Proteomic and phosphoproteomic profiling in heart failure with preserved ejection fraction (HFpEF)

María Valero-Muñoz; Eng Leng Saw; Ryan M Hekman; Benjamin C Blum; Zaynab Hourani; Henk Granzier; Andrew Emili; Flora Sam

doi:10.3389/fcvm.2022.966968

Proteomic and phosphoproteomic profiling in heart failure with preserved ejection fraction (HFpEF)
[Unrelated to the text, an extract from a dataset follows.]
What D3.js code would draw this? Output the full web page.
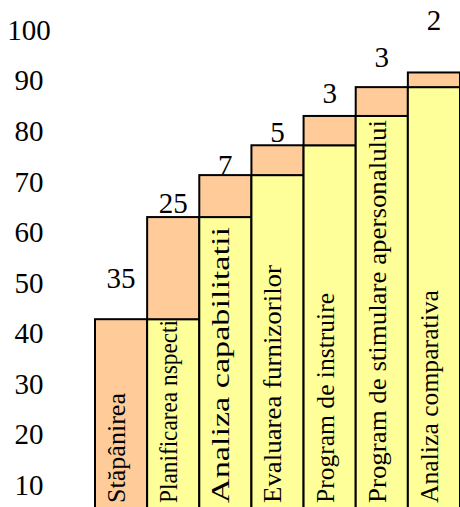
<!DOCTYPE html>
<html><head><meta charset="utf-8">
<script src="https://cdn.jsdelivr.net/npm/d3@7"></script>
<style>html,body{margin:0;padding:0;background:#fff}svg{display:block}</style>
</head><body>
<svg id="chart" width="460" height="507"></svg>
<script>
const categories = [
  "Stăpânirea",
  "Planificarea nspecti",
  "Analiza capabilitatii",
  "Evaluarea furnizorilor",
  "Program de instruire",
  "Program de stimulare apersonalului",
  "Analiza comparativa"
];
const cumulative = [42.8, 63.0, 71.3, 77.2, 83.0, 88.7, 91.6];
const valueLabels = ["35", "25", "7", "5", "3", "3", "2"];
const labelLevels = [49.0, 63.8, 71.3, 77.8, 85.6, 92.6, 100.0];
const yTicks = [10, 20, 30, 40, 50, 60, 70, 80, 90, 100];

// styling: rendered run length of each rotated category label (px)
const LABEL_RUN = [110, 183, 276, 238, 210, 383, 213];
const ORANGE = "#FFCC99", YELLOW = "#FFFF99";
const FONT = "'Liberation Serif','Times New Roman',serif";

const svg = d3.select("#chart");
const y = d3.scaleLinear().domain([0, 100]).range([535.6, 30]);
const x = d3.scaleBand().domain(categories).range([95, 460]).padding(0);

svg.append("g").selectAll("text").data(yTicks).join("text")
  .attr("x", 29).attr("y", d => y(d)).attr("dy", "0.34em")
  .attr("text-anchor", "middle")
  .attr("font-family", FONT).attr("font-size", 29)
  .text(d => d);

const defs = svg.append("defs");
const bars = svg.append("g");

categories.forEach((c, i) => {
  const base = i === 0 ? 0 : cumulative[i - 1];
  const top = cumulative[i];
  const x0 = x(c), w = x.bandwidth();
  if (i > 0) {
    bars.append("rect")
      .attr("x", x0).attr("y", y(base)).attr("width", w).attr("height", y(0) - y(base))
      .attr("fill", YELLOW).attr("stroke", "#000").attr("stroke-width", 2);
  }
  bars.append("rect")
    .attr("x", x0).attr("y", y(top)).attr("width", w).attr("height", y(base) - y(top))
    .attr("fill", ORANGE).attr("stroke", "#000").attr("stroke-width", 2);
  const clipTop = i === 0 ? top : base;
  defs.append("clipPath").attr("id", "clip" + i).append("rect")
    .attr("x", x0 + 1).attr("y", y(clipTop) + 1).attr("width", w - 2).attr("height", y(0) - y(clipTop));
});

svg.append("g").selectAll("g").data(categories).join("g")
  .attr("clip-path", (d, i) => `url(#clip${i})`)
  .append("text")
  .attr("transform", d => `translate(${x(d) + 30},503) rotate(-90)`)
  .attr("text-anchor", "start")
  .attr("font-family", FONT).attr("font-size", 26)
  .attr("textLength", (d, i) => LABEL_RUN[i])
  .attr("lengthAdjust", "spacingAndGlyphs")
  .text(d => d);

svg.append("g").selectAll("text").data(valueLabels).join("text")
  .attr("x", (d, i) => x(categories[i]) + x.bandwidth() / 2)
  .attr("y", (d, i) => y(labelLevels[i]))
  .attr("text-anchor", "middle")
  .attr("font-family", FONT).attr("font-size", 29)
  .text(d => d);
</script>
</body></html>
Front Cardiovasc Med. 2022 Aug 25:9:966968. doi: 10.3389/fcvm.2022.966968. eCollection 2022.

Authors

María Valero-Muñoz¹, Eng Leng Saw¹, Ryan M Hekman^{2

3}, Benjamin C Blum^{3

4}, Zaynab Hourani⁵, Henk Granzier⁵, Andrew Emili^{2

3}, Flora Sam¹

Affiliations

¹ Whitaker Cardiovascular Institute, Boston University School of Medicine, Boston, MA, United States.
² Department of Biology, Boston University, Boston, MA, United States.
³ Department of Biochemistry, Cell Biology and Genomics, Boston University, Boston, MA, United States.
⁴ Center for Network Systems Biology, Boston University, Boston, MA, United States.
⁵ Department of Cellular and Molecular Medicine, The University of Arizona, Tucson, AZ, United States.

Abstract

Although the prevalence of heart failure with preserved ejection fraction (HFpEF) is increasing, evidence-based therapies for HFpEF remain limited, likely due to an incomplete understanding of this disease. This study sought to identify the cardiac-specific features of protein and phosphoprotein changes in a murine model of HFpEF using mass spectrometry. HFpEF mice demonstrated moderate hypertension, left ventricle (LV) hypertrophy, lung congestion and diastolic dysfunction. Proteomics analysis of the LV tissue showed that 897 proteins were differentially expressed between HFpEF and Sham mice. We observed abundant changes in sarcomeric proteins, mitochondrial-related proteins, and NAD-dependent protein deacetylase sirtuin-3 (SIRT3). Upregulated pathways by GSEA analysis were related to immune modulation and muscle contraction, while downregulated pathways were predominantly related to mitochondrial metabolism. Western blot analysis validated SIRT3 downregulated cardiac expression in HFpEF vs. Sham (0.8 ± 0.0 vs. 1.0 ± 0.0; P < 0.001). Phosphoproteomics analysis showed that 72 phosphosites were differentially regulated between HFpEF and Sham LV. Aberrant phosphorylation patterns mostly occurred in sarcomere proteins and nuclear-localized proteins associated with contractile dysfunction and cardiac hypertrophy. Seven aberrant phosphosites were observed at the z-disk binding region of titin. Additional agarose gel analysis showed that while total titin cardiac expression remained unaltered, its stiffer N2B isoform was significantly increased in HFpEF vs. Sham (0.144 ± 0.01 vs. 0.127 ± 0.01; P < 0.05). In summary, this study demonstrates marked changes in proteins related to mitochondrial metabolism and the cardiac contractile apparatus in HFpEF. We propose that SIRT3 may play a role in perpetuating these changes and may be a target for drug development in HFpEF.

Keywords: HFpEF – heart failure with preserved ejection fraction; SIRT3; metabolism; mitochondria; phosphoproteomics; proteomics; titin.